Aniversário de namoro

As violências nos destroem de maneiras inimagináveis. Alguns pequenos gestos são ignoráveis. A gente deixa acontecer porque as demandas do mundo se sobrepõem. Porque sabemos que a violência vem de todos os lados. Ignorar é tentar manter-se sã. Depois, as feridas passam a abrir. E questionamos por que, em vez de pomada cicatrizante, antissépticos, mertiolate, a gente passa limão. Com sal. E elas se abrem ainda mais. E a gente arruma justificativas. Somos humanos, erramos, quem não erra? E a ferida não fecha. E vem o primeiro murro. E o primeiro roxo. E aí, as portas quebradas e a vida destroçada pelas entranhas. Parece que o mundo puxou de dentro o intestino e rasgou pela garganta. O sentimento é a vergonha. Depois, a gente tenta se ajustar como dá. Mede daqui, esconde dali, fala com ressalvas. Mas algumas coisas continuam: o afeto, o apoio, manter-se junto. Sempre. Promessas. Falácias contadas como quem debulha o milho. Um por um e, ao mesmo tempo, aos montes. O sentimento? A culpa. Nesse ponto, não tem mais volta, senhoras. Ignorar já não existe. Porque os gritos ecoam na esperança que a pessoa te ouça. Não é que alguém ouça. Aquela pessoa. Aquele sujeito. Aquele ser. Porque quer-se ser junto. Ainda. Mas não tem mais volta. No ar, a dúvida. E o caminho permanece tortuoso. Será que é inadequada? Será que não acerta? Quem se é no mundo senão o sujeito que não serve nem pra ser objeto. Abjeto. Não serve nem pra ser desprezível. O fim? Não se sabe. A dor caminha. A violência. A descrença em si. O não perdão. O que quer, fica bem claro, é que não se tenha ninguém, porque o outro não tem ninguém. A condição é a violência. A violência dilacera em pedaços que não sabíamos ser possível. Porque ela é a regra. É a medida. Do outro para ela. E de ela para o mundo.
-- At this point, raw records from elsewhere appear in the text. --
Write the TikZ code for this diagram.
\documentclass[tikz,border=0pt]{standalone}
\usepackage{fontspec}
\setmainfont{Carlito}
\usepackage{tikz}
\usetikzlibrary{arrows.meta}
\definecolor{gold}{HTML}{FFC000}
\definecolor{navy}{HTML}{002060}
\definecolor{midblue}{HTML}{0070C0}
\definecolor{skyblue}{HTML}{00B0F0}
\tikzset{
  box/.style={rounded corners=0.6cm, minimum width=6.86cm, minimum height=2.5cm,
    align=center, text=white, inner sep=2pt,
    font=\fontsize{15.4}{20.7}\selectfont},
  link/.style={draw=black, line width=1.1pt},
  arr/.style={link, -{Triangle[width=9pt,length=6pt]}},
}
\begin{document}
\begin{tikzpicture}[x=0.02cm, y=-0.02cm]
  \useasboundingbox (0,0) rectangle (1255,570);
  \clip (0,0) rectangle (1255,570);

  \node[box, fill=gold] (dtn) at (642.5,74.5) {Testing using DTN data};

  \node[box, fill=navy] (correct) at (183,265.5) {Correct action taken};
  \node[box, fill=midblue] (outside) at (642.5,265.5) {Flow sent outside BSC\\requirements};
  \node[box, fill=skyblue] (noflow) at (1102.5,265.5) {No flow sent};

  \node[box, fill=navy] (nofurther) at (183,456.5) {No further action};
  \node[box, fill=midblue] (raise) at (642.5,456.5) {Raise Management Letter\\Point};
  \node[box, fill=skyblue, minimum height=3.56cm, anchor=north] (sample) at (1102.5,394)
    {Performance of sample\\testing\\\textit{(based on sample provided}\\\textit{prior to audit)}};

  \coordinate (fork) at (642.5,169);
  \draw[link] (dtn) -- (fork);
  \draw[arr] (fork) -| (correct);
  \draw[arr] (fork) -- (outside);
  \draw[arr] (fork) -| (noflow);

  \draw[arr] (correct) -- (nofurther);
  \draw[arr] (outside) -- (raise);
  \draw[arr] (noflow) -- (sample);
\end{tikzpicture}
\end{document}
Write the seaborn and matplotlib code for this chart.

Nada será mais como podia ser.

quarta-feira, agosto 26, 2020

Dia de mercúrio

caminhar implica em arquitetar e decidir. como me estendo a tal ponto de ficar em pé? em que seguro para não desequilibrar? a perna direita primeiro? ou a esquerda? se pisar com a ponta do pé, quem vai ouvir? eu vou cair? traçar caminhos implica em pequenos atos de coordenação fina: pegar o papel (imaginário, até) e mapear os pequenos pontos. retomar na memória os passos já dados. ter em si e desenhar o que virá. abrir caminhos implica em colocar em ação o decidido, o pensado, o calculado. abrir caminhos é ter a força de ceifar o mato, trilhar o chão de terra batida. rastelar o que ficou para se ter melhor noção do que se fez. caminhar implica em decidir o movimento. e movimentar é saber que não se está preso. (eu precisei transformar dor em força e ódio em movimento).

quarta-feira, agosto 19, 2020

o sol que não se esconde nas nuvens

e encontra-se quando ilumina outrem. sabe que conseguir que a luz toque as sombras não pode fazer com que perca seu próprio brilho.
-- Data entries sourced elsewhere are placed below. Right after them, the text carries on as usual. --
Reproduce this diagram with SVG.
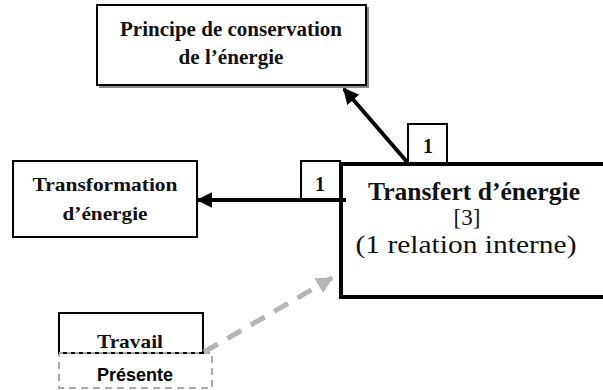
<svg xmlns="http://www.w3.org/2000/svg" width="603" height="390" viewBox="0 0 603 390">
<defs>
<style>
.box{fill:#fff;stroke:#000;stroke-width:2}
.b{font-family:"Liberation Serif","Times New Roman",serif;font-weight:bold;fill:#111;text-anchor:middle}
.r{font-family:"Liberation Serif","Times New Roman",serif;fill:#111;text-anchor:middle}
.s{font-family:"Liberation Sans",Arial,sans-serif;font-weight:bold;fill:#000;text-anchor:middle}
.conn{fill:none;stroke:#000;stroke-width:4}
.gconn{fill:none;stroke:#b5b5b5;stroke-width:5;stroke-dasharray:16 11}
</style>
<marker id="ah" viewBox="0 0 10 10" refX="9" refY="5" markerWidth="4" markerHeight="4" orient="auto" markerUnits="strokeWidth">
<path d="M0,0 L10,5 L0,10 Z" fill="#000"/>
</marker>
<marker id="gah" viewBox="0 0 10 10" refX="9" refY="5" markerWidth="3.4" markerHeight="3.4" orient="auto" markerUnits="strokeWidth">
<path d="M0,0 L10,5 L0,10 Z" fill="#b5b5b5"/>
</marker>
</defs>
<rect width="603" height="390" fill="#fff"/>

<g id="principe">
<rect x="99" y="7" width="270" height="81" fill="#888"/>
<rect class="box" x="97" y="5" width="269" height="80"/>
<text class="b" x="231" y="36" font-size="20" textLength="222" lengthAdjust="spacingAndGlyphs">Principe de conservation</text>
<text class="b" x="231" y="64" font-size="20" textLength="105" lengthAdjust="spacingAndGlyphs">de l’énergie</text>
</g>

<g id="transformation">
<rect class="box" x="13" y="161" width="184" height="76"/>
<text class="b" x="105" y="191" font-size="19" textLength="145" lengthAdjust="spacingAndGlyphs">Transformation</text>
<text class="b" x="105" y="220" font-size="19" textLength="85" lengthAdjust="spacingAndGlyphs">d’énergie</text>
</g>

<g id="transfert">
<rect x="341" y="164" width="280" height="133" fill="#fff" stroke="#000" stroke-width="4"/>
<text class="b" x="474" y="200" font-size="25" textLength="212" lengthAdjust="spacingAndGlyphs">Transfert d’énergie</text>
<text class="r" x="467" y="225" font-size="23">[3]</text>
<text class="r" x="466" y="253" font-size="25" textLength="221" lengthAdjust="spacingAndGlyphs">(1 relation interne)</text>
</g>

<g id="travail">
<rect x="59" y="353" width="153" height="35" fill="#fff" stroke="#aaa" stroke-width="2" stroke-dasharray="7 5"/>
<rect x="59" y="313" width="144" height="40" fill="#fff" stroke="#000" stroke-width="2"/>
<line x1="59" y1="353" x2="203" y2="353" stroke="#aaa" stroke-width="2" stroke-dasharray="4 4"/>
<text class="b" x="130" y="348" font-size="19" textLength="66" lengthAdjust="spacingAndGlyphs">Travail</text>
<text class="s" x="135" y="381" font-size="18" textLength="76" lengthAdjust="spacingAndGlyphs">Présente</text>
</g>

<g id="connectors">
<line class="conn" x1="408" y1="163" x2="344" y2="89" marker-end="url(#ah)"/>
<line class="conn" x1="346" y1="200" x2="198" y2="200" marker-end="url(#ah)"/>
<line class="gconn" x1="204" y1="352" x2="332" y2="278" marker-end="url(#gah)"/>
</g>

<g id="label-top">
<rect class="box" x="408" y="124" width="39" height="39"/>
<text class="b" x="428" y="153" font-size="20">1</text>
</g>
<g id="label-left">
<rect class="box" x="301" y="161" width="39" height="38"/>
<text class="b" x="320" y="191" font-size="20">1</text>
</g>
</svg>
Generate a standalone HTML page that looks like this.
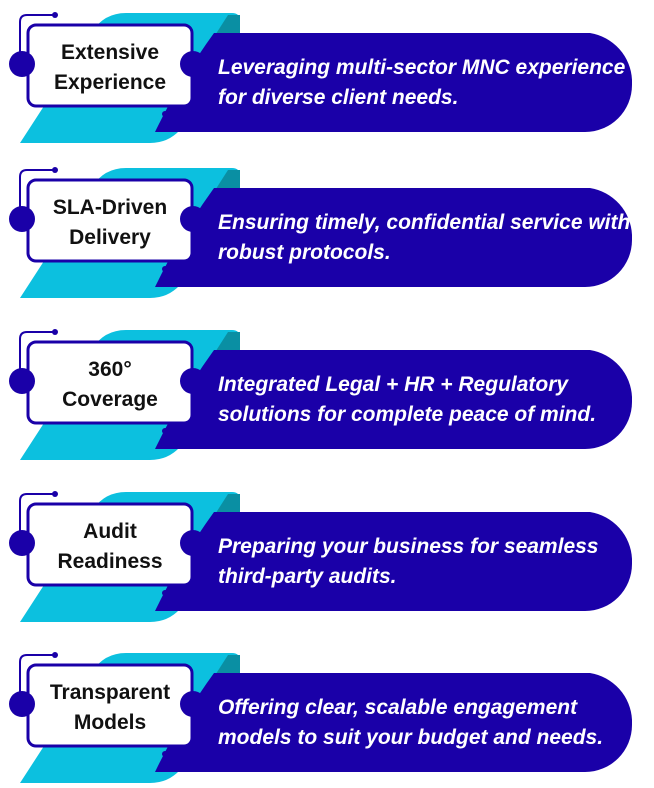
<!DOCTYPE html>
<html><head><meta charset="utf-8"><style>
html,body{margin:0;padding:0;background:#fff;width:654px;height:788px;overflow:hidden}
svg{display:block}
.t{font-family:"Liberation Sans",sans-serif;font-weight:bold;font-style:italic;font-size:21px;fill:#fff}
.b{font-family:"Liberation Sans",sans-serif;font-weight:bold;font-size:21px;fill:#111;text-anchor:middle}
</style></head><body>
<svg width="654" height="788" viewBox="0 0 654 788">
<defs>
<g id="row">
  <path d="M20,143 L92,32 Q104,13 126,13 L232,13 Q240,13 240,21 L240,70 L180,130 Q168,143 150,143 Z" fill="#0cc0df"/>
  <path d="M228,15 L240,15 L240,40 L212,40 Z" fill="#0a8fa3"/>
  <path d="M214,33 L590,33 A50,50 0 0 1 632,80 L632,85 A47,47 0 0 1 585,132 L155,132 Q180,80 214,33 Z" fill="#1a00a8"/>
  <path d="M20,56 L20,22 Q20,15 27,15 L55,15" fill="none" stroke="#1a00a8" stroke-width="2"/>
  <circle cx="55" cy="15" r="3" fill="#1a00a8"/>
  <rect x="28" y="25" width="164" height="81" rx="8" fill="#fff" stroke="#1a00a8" stroke-width="3"/>
  <circle cx="22" cy="64" r="13" fill="#1a00a8"/>
  <circle cx="193" cy="64" r="13" fill="#1a00a8"/>
  <line x1="165" y1="114" x2="180" y2="114" stroke="#1a00a8" stroke-width="2"/>
  <circle cx="165" cy="114" r="3" fill="#1a00a8"/>
</g>
</defs>
<g transform="translate(0,0)"><use href="#row"/>
<text class="b" x="110" y="59">Extensive</text><text class="b" x="110" y="89">Experience</text>
<text class="t" x="218" y="74">Leveraging multi-sector MNC experience</text><text class="t" x="218" y="104">for diverse client needs.</text></g>
<g transform="translate(0,155)"><use href="#row"/>
<text class="b" x="110" y="59">SLA-Driven</text><text class="b" x="110" y="89">Delivery</text>
<text class="t" x="218" y="74">Ensuring timely, confidential service with</text><text class="t" x="218" y="104">robust protocols.</text></g>
<g transform="translate(0,317)"><use href="#row"/>
<text class="b" x="110" y="59">360°</text><text class="b" x="110" y="89">Coverage</text>
<text class="t" x="218" y="74">Integrated Legal + HR + Regulatory</text><text class="t" x="218" y="104">solutions for complete peace of mind.</text></g>
<g transform="translate(0,479)"><use href="#row"/>
<text class="b" x="110" y="59">Audit</text><text class="b" x="110" y="89">Readiness</text>
<text class="t" x="218" y="74">Preparing your business for seamless</text><text class="t" x="218" y="104">third-party audits.</text></g>
<g transform="translate(0,640)"><use href="#row"/>
<text class="b" x="110" y="59">Transparent</text><text class="b" x="110" y="89">Models</text>
<text class="t" x="218" y="74">Offering clear, scalable engagement</text><text class="t" x="218" y="104">models to suit your budget and needs.</text></g>
</svg>
</body></html>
terça-feira, agosto 11, 2020

os dizeres que não precisam ser ditos

quando eu decidir ir embora, com que cores pretas pintarei o horizonte? quando eu decidir ficar, quem rirá de mim?
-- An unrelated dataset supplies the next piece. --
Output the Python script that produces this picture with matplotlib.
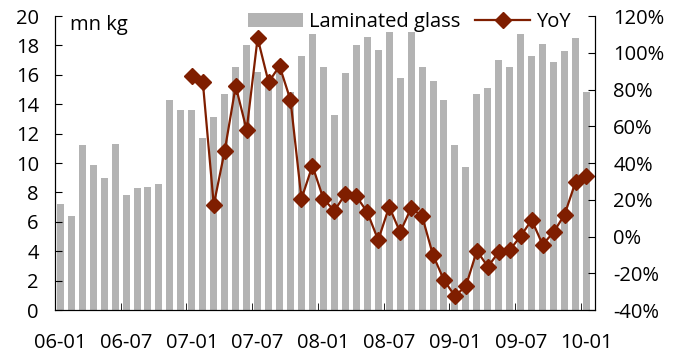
import numpy as np
import matplotlib
matplotlib.use('Agg')
import matplotlib.pyplot as plt
from matplotlib.ticker import FuncFormatter, MultipleLocator

plt.rcParams['font.family'] = ['Open Sans', 'DejaVu Sans']

# monthly data, 06-01 .. 10-01
glass = [7.2, 6.4, 11.2, 9.9, 9.0, 11.3, 7.8, 8.3, 8.4, 8.6,
         14.3, 13.6, 13.6, 11.7, 13.1, 14.7, 16.5, 18.0, 16.2, 15.6,
         16.2, 14.8, 17.3, 18.8, 16.5, 13.3, 16.1, 18.0, 18.6, 17.7,
         18.9, 15.8, 18.9, 16.5, 15.6, 14.3, 11.2, 9.7, 14.7, 15.1,
         17.0, 16.5, 18.8, 17.3, 18.1, 16.9, 17.6, 18.5, 14.8]

# YoY (%) starts at 07-01
yoy_start = 12
yoy = [87.3, 84.2, 17.3, 46.7, 81.9, 58.0, 108.0, 84.0, 92.8, 74.3,
       20.6, 38.5, 20.6, 14.0, 23.1, 22.0, 13.3, -1.9, 16.2, 2.4,
       15.5, 11.2, -10.1, -23.7, -32.4, -26.9, -7.7, -16.4, -8.4, -7.3,
       0.3, 9.0, -4.4, 2.4, 11.9, 29.7, 33.0]

tick_labels = ['06-01', '06-07', '07-01', '07-07', '08-01',
               '08-07', '09-01', '09-07', '10-01']

bar_color = '#b3b3b3'
line_color = '#7f1e00'
fs = 14.5

fig = plt.figure(figsize=(6.85, 3.56), dpi=100)
ax = fig.add_axes([0.080, 0.129, 0.789, 0.826])
ax2 = ax.twinx()

x = np.arange(len(glass))
bars = ax.bar(x, glass, width=0.64, color=bar_color, label='Laminated glass')
xy = np.arange(yoy_start, yoy_start + len(yoy))
ln, = ax2.plot(xy, yoy, color=line_color, lw=1.6, marker='D', ms=8,
               label='YoY')

ax.set_xlim(-0.5, 48.8)
ax.set_ylim(0, 20)
ax.yaxis.set_major_locator(MultipleLocator(2))
ax2.set_ylim(-40, 120)
ax2.yaxis.set_major_locator(MultipleLocator(20))
ax2.yaxis.set_major_formatter(FuncFormatter(lambda v, p: '%d%%' % v))

# labels at month centres, ticks on boundaries
ax.set_xticks(np.arange(0, len(glass), 6))
ax.set_xticklabels(tick_labels)
ax.set_xticks(np.arange(5.5, len(glass), 6), minor=True)
ax.tick_params(axis='x', which='major', length=0, pad=16.5)
ax.tick_params(axis='x', which='minor', direction='in', length=5)
ax.tick_params(axis='y', direction='in', length=5, pad=11.5)
ax2.tick_params(axis='y', direction='in', length=5, pad=13)
for a in (ax, ax2):
    a.tick_params(labelsize=fs, colors='black')
    a.spines['top'].set_visible(False)

ax.text(0.028, 1.005, 'mn kg', transform=ax.transAxes, fontsize=fs,
        va='top', ha='left')

ax.legend([bars, ln], ['Laminated glass', 'YoY'], loc='center right',
          bbox_to_anchor=(0.954, 0.98), ncol=2, frameon=False, fontsize=fs,
          handlelength=2.7, handletextpad=0.3, columnspacing=0.75,
          borderaxespad=0, borderpad=0)

fig.savefig('out.png', dpi=100)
terça-feira, julho 28, 2020

se espero calada e tranquila é porque sei que meu café preto e amargo (como a vida) esfriará e, quando o calor não existir, eu também não mais estarei aqui. (a trilha é rodrigo alarcon - lado vazio do sofá).

segunda-feira, julho 27, 2020

pausas

se todas as palavras fossem uma só, seriam tempestade. o que vejo no horizonte é a tempestade gerada e gestada dentro de mim. criei, com cores pesadas e brutas, um céu que destoa do brasiliense nessa época do ano. exagerei nas cores, transbordei na água da tintura e com toques de algodão sequei o azul escuro que se mancha e suavemente clareia chegando à borda do infinito onde ainda enxergo. se todas as palavras fossem uma, seriam solidão? deixo pairar a dúvida. para que seja possível respirar com menos dor, que a existência possa dar-se pausas para sentir e para o pensar. deixo a dúvida porque não há mundo sem ela, porque a certeza fecha, por vezes, mais portas do que abre. deixo a dúvida porque encontro caminhos há tempos para que escoem as águas das minhas tempestades. essas, que aparecem agora na tentativa de me amedrontar. caminho. olhos ainda límpidos. semblante preocupado, afinal, vem a chuva para lavar o rosto, mas que corre sempre o risco de alagar meus espaços e ceder, de novo, à solidão. hoje ainda não é dia de desabrochar. há águas porvir. devir.

quarta-feira, junho 10, 2020

Todos os olhares se viram para mim. Falada, jogada, colocada em um lugar distinto daquele ao que pertenço. Pertenço a mim? Ao imaginário sobre aquilo que me tornaria? Qual é o espaço em que caibo se não caibo em mim? E sou deslocada, ressituada, manejada ao ódio daquilo que já fui. Os olhares se viram e os dedos apontam para mim. Eu re-existo pelo outro.